If the top management requires a behavior change, the first change in behavior should be the top executives, as Duck (1993) points out. "If we were managing the way we say we want to manage, how would we act? How would we attack our problems? What kind of meetings and conversations would we have? Who would be involved? How would we define, recognize, compensate, and reward appropriate behavior?" (pg. 8) Definitely something to think about. Putting ourselves in the shoes, so to speak, of those we are asking to change requires empathy-building and perspective taking, most importantly, mutual respect and trust.

5 Components Of Organisational Change — The Knoster Model is another tool Saahil Sood, author of a 5 Components article, suggests The Knoster Model is helpful in dealing with change.

Final Thought

Another critical factor in time of change is trust. Duck (1993) mentions that trust is based on two things: predictability and capability. Predictability means people want to know what to expect.
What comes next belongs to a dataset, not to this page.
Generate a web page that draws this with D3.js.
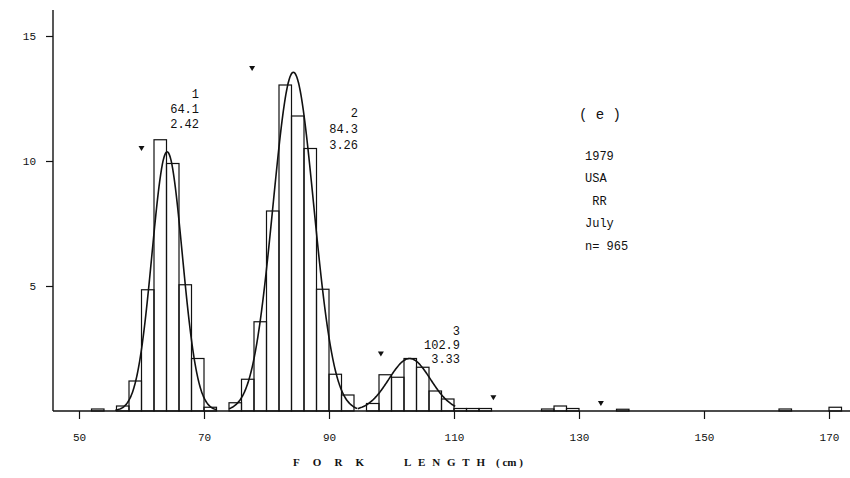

It consists of intention and ground rules: what are our general goals and how we will make our decisions. “The more leaders clarify the ground rules and intention, the more people will be able to predict what happens to them and their influence.”Another critical factor is capability which means managers must know if the process is aligned and in control. Through this way of transparent communication and consensus, the desired results will follow.

Duck (1993) noted, “managing change means balancing the mobile; the question is how to do it?”